Identify Functions: We are given the function $y=(-x^2-5x)^3$ and we need to find its derivative with respect to $x$ . We will use the chain rule, which states that the derivative of a composite function is the derivative of the outer function evaluated at the inner function times the derivative of the inner function.
Find Outer Function Derivative: First, let's identify the outer function and the inner function. The outer function is $u^3$ and the inner function is $u = -x^2 - 5x$ . We will find the derivative of the outer function with respect to $u$ , which is $3u^2$ .

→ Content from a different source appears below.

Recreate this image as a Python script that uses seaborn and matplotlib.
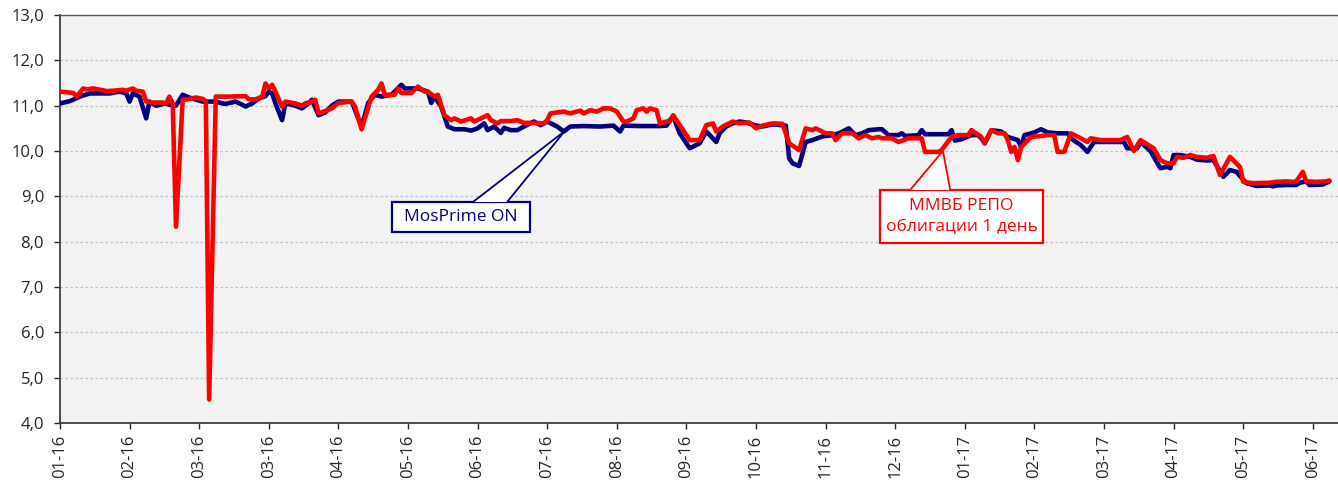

Find Inner Function Derivative: Now, we will find the derivative of the inner function with respect to $x$ , which is the derivative of $u = -x^2 - 5x$ . Using the power rule, the derivative of $-x^2$ is $-2x$ , and the derivative of $-5x$ is $-5$ . So, the derivative of the inner function is $\frac{du}{dx} = -2x - 5$ .
Apply Chain Rule: Next, we apply the chain rule by multiplying the derivative of the outer function with respect to $u$ by the derivative of the inner function with respect to $x$ . This gives us $\frac{dy}{dx} = 3u^2 \cdot (-2x - 5)$ .
Substitute Back for Final Result: Substitute the inner function $u$ back into the expression for $\frac{dy}{dx}$ to get the derivative in terms of $x$ . So, $\frac{dy}{dx} = 3(-x^2 - 5x)^2 \cdot (-2x - 5)$ .